What is learning, anyway? That word is certainly hard to define. The child in our Block-Arch scenario has found one way to learn one sense of what some adults mean by arch. But we can't assume that the same kinds of processes are involved when we learn to recite a poem, to use a spoon, and to tie a shoe. What happens when a person learns to read, learns to add numbers, learns a new language, learns to anticipate the dispositions of a friend, or learns to build a tower that will stand? If we tried to find a single definition for learning to span so many kinds of processes, we'd end up with some phrase too broad to have much use — like this:
Learning is making useful changes in the workings of our minds.
The problem is that we use the single word learning to cover too diverse a society of ideas. Such a word can be useful in the title of a book, or in the name of an institution. But when it comes to studying the subject itself, we need more distinctive terms for important, different ways to learn. Even that one Block-Arch scene reveals at least four different ways to learn. We'll give them these new names:
Uniframing combining several descriptions into one, for example, by observing that all the arches have certain common parts.
Accumulating collecting incompatible descriptions, for example, by forming the phrase block or wedge.
Reformulating modifying a description's character, for example, by describing the separate blocks rather than the overall shape.
Trans-framing bridging between structures and functions or actions, for example, by relating the concept of arch to the act of changing hands.
These words will be explained in the sections that follow. It seems to me that the older words used in psychology — such as generalizing, practicing, conditioning, memorizing, or associating — are either too vague to be useful or have become connected to theories that simply aren't sound. In the meantime, the revolutions of computer science and Artificial Intelligence have led to new ideas about how various kinds of learning might work, and these new ideas deserve new names.

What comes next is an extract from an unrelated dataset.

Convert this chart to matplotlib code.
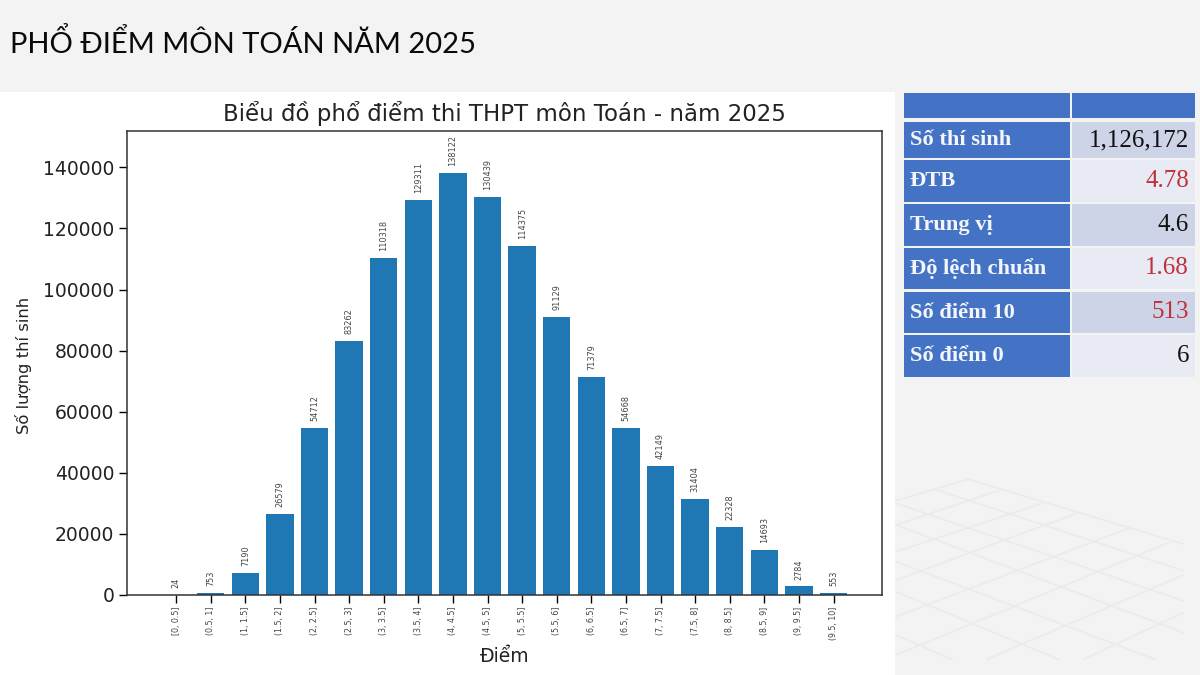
import matplotlib
matplotlib.use("Agg")
import matplotlib.pyplot as plt
from matplotlib.patches import Rectangle

# Data
bins = ["[0, 0.5]", "(0.5, 1]", "(1, 1.5]", "(1.5, 2]", "(2, 2.5]", "(2.5, 3]", "(3, 3.5]",
        "(3.5, 4]", "(4, 4.5]", "(4.5, 5]", "(5, 5.5]", "(5.5, 6]", "(6, 6.5]", "(6.5, 7]",
        "(7, 7.5]", "(7.5, 8]", "(8, 8.5]", "(8.5, 9]", "(9, 9.5]", "(9.5, 10]"]
counts = [24, 753, 7190, 26579, 54712, 83262, 110318, 129311, 138122, 130439,
          114375, 91129, 71379, 54668, 42149, 31404, 22328, 14693, 2784, 553]
stat_names = ["Số thí sinh", "ĐTB", "Trung vị", "Độ lệch chuẩn", "Số điểm 10", "Số điểm 0"]
stat_values = ["1,126,172", "4.78", "4.6", "1.68", "513", "6"]
stat_colors = ["#111111", "#c0303a", "#111111", "#c0303a", "#c0303a", "#111111"]

W, H = 1200, 675
fig = plt.figure(figsize=(12, 6.75), dpi=100, facecolor="#f3f3f3")

# Page layer in pixel coordinates
bg = fig.add_axes([0, 0, 1, 1], zorder=0)
bg.set_xlim(0, W); bg.set_ylim(H, 0); bg.axis("off")
bg.add_patch(Rectangle((0, 92), 895, 583, fc="white", ec="none"))

# Decorative perspective grid (crop coordinates scaled by 1/3)
grid_segs = [((235, 28), (880, 222)), ((140, 60), (880, 302)), ((18, 100), (880, 392)),
             ((18, 165), (880, 488)), ((18, 275), (795, 568)), ((18, 365), (505, 568)),
             ((18, 495), (185, 568)), ((18, 92), (235, 28)), ((18, 165), (330, 60)),
             ((18, 245), (455, 100)), ((18, 330), (560, 130)), ((18, 440), (715, 175)),
             ((18, 555), (835, 218)), ((290, 568), (880, 315)), ((580, 568), (880, 428))]
for (x0, y0), (x1, y1) in grid_segs:
    bg.plot([890 + x0 / 3, 890 + x1 / 3], [470 + y0 / 3, 470 + y1 / 3],
            color="#ebebeb", lw=1.2, solid_capstyle="round")

bg.text(10, 43, "PHỔ ĐIỂM MÔN TOÁN NĂM 2025", fontsize=21, family="Lato",
        color="#0a0a0a", va="center", ha="left")

# Main chart
ax = fig.add_axes([127 / W, 1 - 595 / H, (882 - 127) / W, (595 - 131) / H], zorder=2)
x = list(range(len(bins)))
bars = ax.bar(x, counts, width=0.79, color="#1f77b4")
ax.set_xlim(-1.42, 20.4)
ax.set_ylim(0, 151900)
ax.set_xticks(x)
ax.set_xticklabels(bins, rotation=90, fontsize=5.7, color="#444444")
ax.tick_params(axis="x", length=5.5, width=1.0, pad=3)
ax.tick_params(axis="y", labelsize=13.5, length=5.5, width=1.0, labelcolor="#222222")
ax.set_yticks(range(0, 140001, 20000))
for s in ax.spines.values():
    s.set_linewidth(1.1)
    s.set_color("#333333")
ax.bar_label(bars, labels=[str(c) for c in counts], rotation=90, fontsize=5.9,
             padding=5, color="#444444")
ax.set_title("Biểu đồ phổ điểm thi THPT môn Toán - năm 2025", fontsize=16.5,
             color="#222222", pad=7)
ax.set_xlabel("Điểm", fontsize=13.5, color="#222222")
ax.xaxis.set_label_coords((505 - 127) / 755, -(647 - 595) / 464, transform=ax.transAxes)
ax.set_ylabel("Số lượng thí sinh", fontsize=11.8, color="#222222")
ax.yaxis.set_label_coords((32 - 127) / 755, (595 - 365) / 464, transform=ax.transAxes)

# Statistics table
tb = fig.add_axes([0, 0, 1, 1], zorder=3)
tb.set_xlim(0, W); tb.set_ylim(H, 0); tb.axis("off"); tb.patch.set_alpha(0)
BLUE = "#4472c4"
tb.add_patch(Rectangle((904, 93), 166, 25, fc=BLUE, ec="none"))
tb.add_patch(Rectangle((1072, 93), 123, 25, fc=BLUE, ec="none"))
rows = [(122, 158), (160, 202), (204, 246), (248, 289), (292, 333), (335, 377)]
fills = ["#cdd4e8", "#e8ebf4", "#cdd4e8", "#e8ebf4", "#cdd4e8", "#e8ebf4"]
for (y0, y1), name, val, col, fc in zip(rows, stat_names, stat_values, stat_colors, fills):
    tb.add_patch(Rectangle((904, y0), 166, y1 - y0, fc=BLUE, ec="none"))
    tb.add_patch(Rectangle((1072, y0), 123, y1 - y0, fc=fc, ec="none"))
    tb.text(910, (y0 + y1) / 2, name, family="Liberation Serif", weight="bold",
            fontsize=16.2, color="#f4f6fb", va="center", ha="left")
    tb.text(1189, (y0 + y1) / 2, val, family="Liberation Serif", fontsize=18,
            color=col, va="center", ha="right")

fig.savefig("out.png", dpi=100, facecolor=fig.get_facecolor())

Our Block-Arch scenario is based on a computer program developed by Patrick Winston in 1970. Winston's program required an external teacher to provide the examples and to say which of them were arches and which were not. In my unprogrammed version of this, the teacher has been replaced by the concern of some agency inside the child to account for the emergence of that mysterious Hand-Change phenomenon: why do certain structures force you to let go of the toy car, while other structures don't? We thus assume that the child is led to learn for itself in order to account for strange events. One might complain that it only makes learning harder to explain, to make it depend upon the child's curiosity. But if we are ever really to understand how our minds grow, we must first face reality: people just don't learn so well unless they're interested or concerned. The older theories of learning and remembering never got very far because in trying to oversimplify, they lost essential aspects of the context. It wouldn't be much use to have a theory in which knowledge is somehow stored away — without a corresponding theory of how later to put that knowledge back to work.